RELIGION in general – and Christianity in particular – is crucial to society. So I've argued for years.
Now a US academic has unexpectedly trumped me.
Rodney Stark is his name.
Stark's new book, The Victory of Reason, is a 235-page show-stopper, unpublished in Australia as yet, but which promises to revolutionise many of our contemporary political and moral debates.
And if it doesn't do that, it will at least make a lot of people angry.
Western society in 2006 is fractious to the point of fisticuffs over matters of reason and religion.
If you doubt this, take two hot debates: the death penalty cases in Indonesia and the parliamentary vote on RU486.
I believe -- as a god-given matter of principle -- that every human life is sacred from conception.
Therefore, RU486 should be banned.
Legalising it will lead to the destruction of the sacred, quite apart from its effect on women's health.
A sock on my jaw, anyone?
Now -- since I also think that as every human life is sacred, even the nasty ones, the Australians convicted of drug-running in Indonesia must not be executed -- would anyone else like a go?
Of course, not everyone will share the Christian premise on which these arguments are based.
But if Christianity is irrelevant, why should anyone get angry?
Which leads me back to The Victory of Reason.
It has has angered many people in the US and looks set to do the same here by proving that not just the health of civilisation, but its very existence of civilisation depends on Christian faith.
Stark is no bible-thumper. He's a Baylor University professor of social sciences and a Berkeley graduate.
His earlier work -- using secular data -- explained how Christianity took over the Roman empire in pagan times through its superior values.
"Christianity created Western civilisation," he authoritatively asserts.
"Without a theology committed to reason, progress and moral equality, today the entire world would be about where non-European societies were in, say, 1800: a world with many despots, lacking universities, banks, factories, eyeglasses, chimneys and pianos."
Christianity is such an obvious story of civilisational success that you wonder why so many refuse to believe it.
As Stark says, rather than accepting the facts, many people now prefer to think Christianity has contributed nothing to civilisation except intolerance.
Of course, it's widely believed that, for centuries Muslim Arab civilisation kept the flames of civilisation burning while medieval Christian Europeans languished in the mud.
Stark upends that belief.
Yes, he says, Islamic scholars kept ancient Greek and Roman learning alive, but their culture didn't do anything progressive with it.
It was the "ignorant" Westerners, steeped in Christian theology, who developed the power of reason and applied it to making the world a better place.

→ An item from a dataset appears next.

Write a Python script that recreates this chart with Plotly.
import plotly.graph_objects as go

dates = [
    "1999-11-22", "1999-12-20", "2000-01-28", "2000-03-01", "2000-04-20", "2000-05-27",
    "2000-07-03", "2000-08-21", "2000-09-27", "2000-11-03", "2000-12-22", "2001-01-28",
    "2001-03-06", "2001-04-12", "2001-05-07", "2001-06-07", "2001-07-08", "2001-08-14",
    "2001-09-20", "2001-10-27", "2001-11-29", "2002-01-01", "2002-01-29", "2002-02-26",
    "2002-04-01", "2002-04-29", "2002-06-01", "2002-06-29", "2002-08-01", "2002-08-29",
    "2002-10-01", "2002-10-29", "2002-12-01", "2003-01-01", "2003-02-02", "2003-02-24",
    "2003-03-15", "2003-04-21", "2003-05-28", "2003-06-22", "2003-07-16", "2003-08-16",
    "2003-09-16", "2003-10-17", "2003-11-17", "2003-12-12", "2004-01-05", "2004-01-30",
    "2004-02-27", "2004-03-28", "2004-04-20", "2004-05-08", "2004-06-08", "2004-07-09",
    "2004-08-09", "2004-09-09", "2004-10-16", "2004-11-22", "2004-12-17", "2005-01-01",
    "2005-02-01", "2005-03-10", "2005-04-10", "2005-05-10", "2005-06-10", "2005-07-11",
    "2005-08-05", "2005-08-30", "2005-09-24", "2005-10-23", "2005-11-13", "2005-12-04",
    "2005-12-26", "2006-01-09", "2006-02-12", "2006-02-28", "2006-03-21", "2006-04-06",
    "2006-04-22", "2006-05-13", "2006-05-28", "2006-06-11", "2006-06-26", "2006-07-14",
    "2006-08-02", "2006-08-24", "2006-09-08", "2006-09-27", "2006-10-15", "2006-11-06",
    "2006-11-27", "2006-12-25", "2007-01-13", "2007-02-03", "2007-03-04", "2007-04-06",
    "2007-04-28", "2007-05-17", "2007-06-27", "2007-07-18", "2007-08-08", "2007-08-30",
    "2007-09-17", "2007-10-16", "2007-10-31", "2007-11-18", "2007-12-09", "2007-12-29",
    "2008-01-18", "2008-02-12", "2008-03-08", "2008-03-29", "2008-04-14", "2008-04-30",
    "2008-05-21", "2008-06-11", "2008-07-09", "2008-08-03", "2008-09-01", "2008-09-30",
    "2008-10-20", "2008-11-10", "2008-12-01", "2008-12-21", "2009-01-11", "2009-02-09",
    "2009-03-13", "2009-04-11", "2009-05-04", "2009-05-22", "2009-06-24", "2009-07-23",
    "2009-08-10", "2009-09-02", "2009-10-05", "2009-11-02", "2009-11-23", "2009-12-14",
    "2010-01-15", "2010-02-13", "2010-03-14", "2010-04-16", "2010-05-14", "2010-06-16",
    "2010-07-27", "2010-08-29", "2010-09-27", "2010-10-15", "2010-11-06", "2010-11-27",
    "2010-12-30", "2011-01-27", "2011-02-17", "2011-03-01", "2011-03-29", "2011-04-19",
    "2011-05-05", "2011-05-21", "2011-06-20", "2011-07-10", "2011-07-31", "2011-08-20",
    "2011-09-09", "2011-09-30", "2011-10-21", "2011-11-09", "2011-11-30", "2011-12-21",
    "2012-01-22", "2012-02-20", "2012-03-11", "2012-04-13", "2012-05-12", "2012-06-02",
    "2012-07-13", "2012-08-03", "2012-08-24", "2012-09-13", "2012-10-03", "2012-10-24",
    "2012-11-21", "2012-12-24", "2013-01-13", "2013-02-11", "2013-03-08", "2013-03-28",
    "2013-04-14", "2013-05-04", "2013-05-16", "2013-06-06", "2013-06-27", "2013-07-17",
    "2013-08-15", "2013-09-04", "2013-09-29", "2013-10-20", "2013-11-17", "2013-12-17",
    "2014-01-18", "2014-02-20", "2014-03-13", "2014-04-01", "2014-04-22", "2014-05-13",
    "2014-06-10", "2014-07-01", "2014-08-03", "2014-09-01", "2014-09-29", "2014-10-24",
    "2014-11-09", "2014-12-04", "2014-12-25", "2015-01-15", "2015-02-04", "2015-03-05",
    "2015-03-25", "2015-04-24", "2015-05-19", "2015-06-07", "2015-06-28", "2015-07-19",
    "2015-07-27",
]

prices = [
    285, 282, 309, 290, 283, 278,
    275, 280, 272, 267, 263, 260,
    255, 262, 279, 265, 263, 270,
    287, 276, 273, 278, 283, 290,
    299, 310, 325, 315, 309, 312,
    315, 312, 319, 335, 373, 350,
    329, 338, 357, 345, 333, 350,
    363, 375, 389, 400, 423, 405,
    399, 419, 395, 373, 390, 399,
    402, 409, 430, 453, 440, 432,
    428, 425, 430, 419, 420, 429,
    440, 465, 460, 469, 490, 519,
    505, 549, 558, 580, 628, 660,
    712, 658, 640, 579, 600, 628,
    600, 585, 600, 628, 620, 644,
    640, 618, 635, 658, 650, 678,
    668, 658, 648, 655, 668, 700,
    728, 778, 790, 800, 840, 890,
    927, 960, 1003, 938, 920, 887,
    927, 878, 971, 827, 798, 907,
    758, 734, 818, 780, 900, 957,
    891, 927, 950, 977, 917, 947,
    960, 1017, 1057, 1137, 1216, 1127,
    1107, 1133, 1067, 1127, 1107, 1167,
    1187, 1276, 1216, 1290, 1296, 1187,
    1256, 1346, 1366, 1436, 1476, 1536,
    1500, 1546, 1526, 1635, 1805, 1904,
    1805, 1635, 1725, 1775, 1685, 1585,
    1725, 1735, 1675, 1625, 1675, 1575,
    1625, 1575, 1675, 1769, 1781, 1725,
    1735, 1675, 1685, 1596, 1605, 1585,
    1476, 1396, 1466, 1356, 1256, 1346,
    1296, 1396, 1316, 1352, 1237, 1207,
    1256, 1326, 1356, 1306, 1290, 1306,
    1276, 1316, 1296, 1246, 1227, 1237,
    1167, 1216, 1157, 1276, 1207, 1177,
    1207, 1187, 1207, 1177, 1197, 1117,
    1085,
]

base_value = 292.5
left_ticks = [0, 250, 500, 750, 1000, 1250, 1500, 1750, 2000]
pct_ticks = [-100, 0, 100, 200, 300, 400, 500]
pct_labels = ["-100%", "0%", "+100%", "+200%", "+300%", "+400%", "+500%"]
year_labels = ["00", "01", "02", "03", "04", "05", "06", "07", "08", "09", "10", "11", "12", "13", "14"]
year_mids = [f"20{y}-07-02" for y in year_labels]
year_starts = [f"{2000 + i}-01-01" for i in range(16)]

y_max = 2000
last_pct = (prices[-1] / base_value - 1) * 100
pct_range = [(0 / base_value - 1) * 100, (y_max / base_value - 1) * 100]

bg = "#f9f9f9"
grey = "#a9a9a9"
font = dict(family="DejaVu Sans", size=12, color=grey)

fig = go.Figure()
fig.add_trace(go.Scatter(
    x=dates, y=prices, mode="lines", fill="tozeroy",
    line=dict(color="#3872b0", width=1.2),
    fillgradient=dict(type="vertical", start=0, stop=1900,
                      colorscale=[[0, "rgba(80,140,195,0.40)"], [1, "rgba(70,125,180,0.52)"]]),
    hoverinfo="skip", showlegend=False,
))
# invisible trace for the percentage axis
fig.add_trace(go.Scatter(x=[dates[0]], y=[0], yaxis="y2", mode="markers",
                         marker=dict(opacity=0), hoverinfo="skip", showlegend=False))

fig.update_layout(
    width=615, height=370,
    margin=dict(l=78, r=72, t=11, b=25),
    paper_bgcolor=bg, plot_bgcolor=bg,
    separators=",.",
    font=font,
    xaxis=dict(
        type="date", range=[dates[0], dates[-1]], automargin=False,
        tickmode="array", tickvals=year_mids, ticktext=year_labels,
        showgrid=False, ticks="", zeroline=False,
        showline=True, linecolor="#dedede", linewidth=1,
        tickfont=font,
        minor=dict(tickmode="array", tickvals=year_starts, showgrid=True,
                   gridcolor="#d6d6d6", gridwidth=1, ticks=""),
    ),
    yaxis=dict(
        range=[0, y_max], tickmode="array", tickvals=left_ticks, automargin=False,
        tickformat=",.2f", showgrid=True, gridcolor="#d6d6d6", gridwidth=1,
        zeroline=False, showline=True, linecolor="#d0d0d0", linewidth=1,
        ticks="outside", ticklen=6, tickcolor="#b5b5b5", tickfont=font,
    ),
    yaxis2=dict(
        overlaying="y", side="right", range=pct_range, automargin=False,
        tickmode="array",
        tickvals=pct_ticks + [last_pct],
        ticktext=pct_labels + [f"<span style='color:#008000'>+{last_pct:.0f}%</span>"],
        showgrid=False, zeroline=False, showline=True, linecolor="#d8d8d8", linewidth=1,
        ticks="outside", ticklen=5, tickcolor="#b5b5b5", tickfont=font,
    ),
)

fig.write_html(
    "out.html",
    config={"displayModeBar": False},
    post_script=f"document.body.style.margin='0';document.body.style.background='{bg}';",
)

Stark says the so-called Dark Ages of Europe are, in fact, a myth.
The Dark Ages were actually bright.
It was in this period that our modern ideas of the separation of church and state, non-hereditary and elected government, personal freedom, property rights and capitalism were born.
Stark lists some crucial Christian inventions of these "Dark Ages", including clocks and bells, deep-earth ploughs which created northern European agriculture and effective cannons which transformed warfare.

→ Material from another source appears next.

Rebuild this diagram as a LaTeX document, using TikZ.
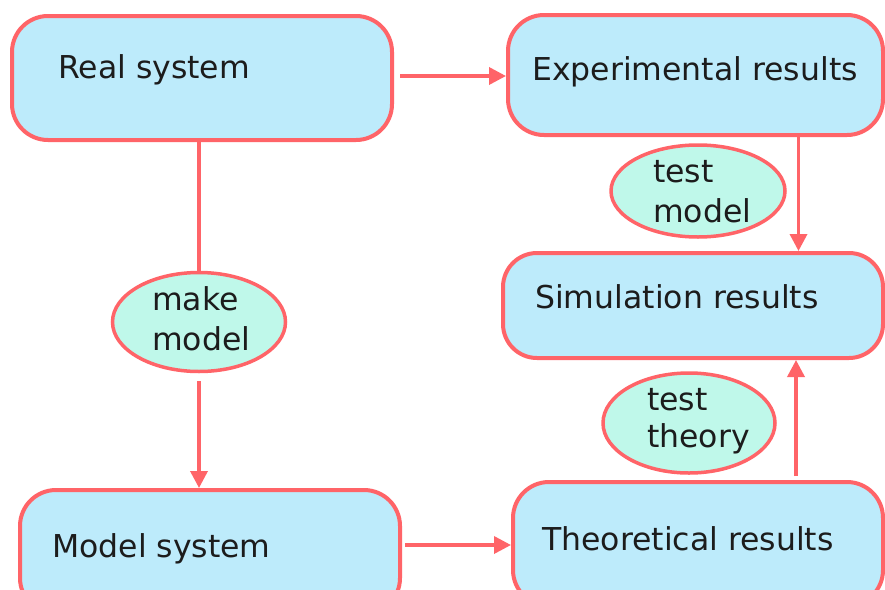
\documentclass[tikz,border=0pt]{standalone}
\usepackage{fontspec}
\setmainfont{DejaVu Sans}
\usetikzlibrary{shapes.geometric,arrows.meta}
\definecolor{boxfill}{HTML}{BDEBFB}
\definecolor{ellfill}{HTML}{BFF8EA}
\definecolor{edgecol}{HTML}{FF6468}
\definecolor{ink}{HTML}{1C1C1C}
\tikzset{
 box/.style={draw=edgecol, fill=boxfill, line width=4pt, rounded corners=36pt, rectangle, inner sep=0pt},
 ell/.style={draw=edgecol, fill=ellfill, line width=3.5pt, ellipse, inner sep=0pt},
 lbl/.style={anchor=base west, inner sep=0pt, text=ink, font=\fontsize{31.5}{38}\selectfont},
 arr/.style={draw=edgecol, line width=3.5pt, -{Triangle[length=17pt,width=17pt]}},
 ln/.style={draw=edgecol, line width=3.5pt},
}
\begin{document}
\begin{tikzpicture}[x=1pt,y=-1pt]
\useasboundingbox (0,0) rectangle (885,589);
\clip (0,0) rectangle (885,589);
\fill[white] (0,0) rectangle (885,589);
% boxes
\node[box, minimum width=380pt, minimum height=124pt] (real) at (202,78) {};
\node[box, minimum width=375pt, minimum height=120pt] (exp) at (695.5,75) {};
\node[box, minimum width=380pt, minimum height=105pt, rounded corners=34pt] (sim) at (693,305.5) {};
\node[box, minimum width=380pt, minimum height=124pt] (model) at (210,552) {};
\node[box, minimum width=370pt, minimum height=124pt] (th) at (698,544) {};
% ellipses
\node[ell, minimum width=174pt, minimum height=92pt] (tm) at (698,191) {};
\node[ell, minimum width=173pt, minimum height=99pt] (mk) at (199,322) {};
\node[ell, minimum width=172pt, minimum height=100pt] (tt) at (689,423) {};
% labels
\node[lbl] (lreal) at (58,78) {Real system};
\node[lbl] (lexp) at (532,80) {Experimental results};
\node[lbl] (lsim) at (535,308) {Simulation results};
\node[lbl] (lmodel) at (52,557) {Model system};
\node[lbl] (lth) at (542,550) {Theoretical results};
\node[lbl] (ltm1) at (653,182) {test};
\node[lbl] (ltm2) at (653,222) {model};
\node[lbl] (lmk1) at (152,310) {make};
\node[lbl] (lmk2) at (152,350) {model};
\node[lbl] (ltt1) at (647,410) {test};
\node[lbl] (ltt2) at (647,447) {theory};
% connectors
\coordinate (a1) at ([xshift=6pt,yshift=2pt]real.east);
\draw[arr] (a1) -- (a1 -| exp.west);
\draw[ln] (mk.north |- real.south) -- (mk.north);
\draw[arr] ([yshift=-8pt]mk.south) -- (mk.south |- model.north);
\coordinate (b1) at ([xshift=103pt]exp.south);
\draw[arr] (b1) -- (b1 |- sim.north);
\coordinate (c1) at ([xshift=3pt,yshift=7pt]model.east);
\draw[arr] (c1) -- (c1 -| th.west);
\coordinate (d1) at ([xshift=98pt,yshift=4pt]th.north);
\draw[arr] (d1) -- (d1 |- sim.south);
\end{tikzpicture}
\end{document}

European "round" ships, and compasses, which could tell direction at sea, enabled international transport, communication and travel.
Meanwhile, Christian ideas about personal freedom and individual rights also caused the abolition of slavery and the enshrining of property rights for the first time in the Magna Carta, without which, Anglo capitalism could never have developed.
And it wasn't the later Protestant Dutch and English who invented goodies like capitalism and representative government, Stark proves.
It was the medieval Catholics of Venice, Genoa and other Italian city-states.
They did it by electing their town councils and pioneering modern manufacturing industries.
Today, Africans and Asians, including Chinese Communists, are converting to Christianity in vast numbers.
And Stark says it's not just for existential satisfaction but because of Christianity's appeal to reason and its inseparable link to the rise of the West.
"For many non-Europeans, becoming a Christian is intrinsic to becoming modern," Stark writes.
S TARK ends his revolutionary volume with a recent quote from a Chinese scholar who concluded it was not military, political or economic causes, but rather a religious one which explained the pre-eminence of the West throughout the world today.
"The heart of your culture is your religion -- Christianity. "That is why the West is so powerful," he writes.
Our society will remain a progressive and desirable place to live to the extent that it remains fundamentally Christian.